His vision, courage and tenacity have today, given millions of persons with disabilities all over the world an opportunity to live life to the full.

Nigerians with disabilities have taken advantage of this opportunity to prove that there are abilities in disability despite the lack of level playing field and legal frame work to protect their rights.

Nigeria has signed and ratified the United Nation’s convention on the right of persons with disabilities, but is yet to domesticate it, even when the domestication of the convention is only a stroke of the presidential pen away from becoming a reality.

Nigerians with disabilities have continued to push themselves individually and collectively to the limit, training in various sports in the most difficult conditions to become world class athletes.

At the ongoing London 2012 Paralympic games, Nigerian athletes with disabilities have won 4 gold, 5 silver and 1 bronze medals, placing Nigeria at the 13th position, on the medal table as at 3rd September 2012, half way into the games.

And I express my appreciation to Dr. Yinka Coker and others who worked so hard to make sports for the disabled a reality in Nigeria.

Paralympics have given humanity an opportunity to push the limits of human capacity to adapt as evident in the stunning performances of disabled athletes in various sporting events.

Imagine an athlete without hands at all, swimming faster than others with hands; an athlete without hands who plays table tennis with his mouth, beating an athlete playing with two hands.

In another instance, an athlete without hands at all but plays archery with his leg, chin and shoulder, beat other athletes playing with hands.

These athletes are living life to the full. They have risen above their disabilities, to live very productive lives. These are persons with disabilities whose lives inspire and challenge all they come in contact with. They remind us all that no one should be written off as long as there is life.

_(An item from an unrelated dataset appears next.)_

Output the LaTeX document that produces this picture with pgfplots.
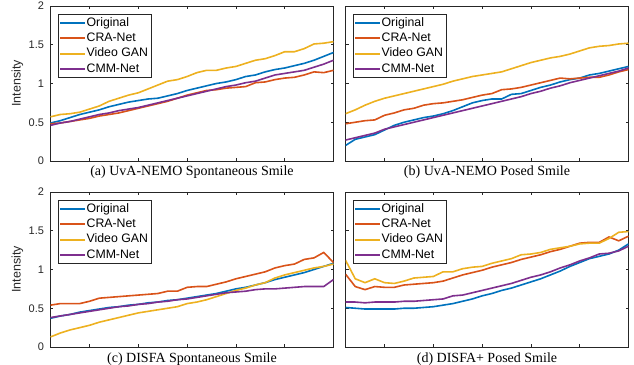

Their stunning performances are products of personal determination, indomitable spirit and will power, love and care from their families, neighbours and their governments.

These are people you will never find on the street as beggars no matter what. Did I hear someone say, this could be an instrument that can get rid of beggars with disabilities from our streets?  You are absolutely right; Paralympics or sports can be an effective instrument to take persons with disabilities off the streets into productive sector of our economy. Through their exploits they will become role models for the younger generation

I remember those early days of our struggle to give Paralympics the recognition it deserves in Nigeria, then we had very few persons with disabilities who were into sports and thus we were forced to scout for athletes on the streets.

We were able to get some street beggars to join us, and I am proud to say that none of them ever went back to the streets as beggars.

Sports give athletes powerful self esteem, confidence and courage, and these are attributes lacking among street beggars.

Sports have brought out redundant men and women with disabilities from various homes and villages in Nigeria, giving them an opportunity to explore and rediscover themselves and thus become productive and independent.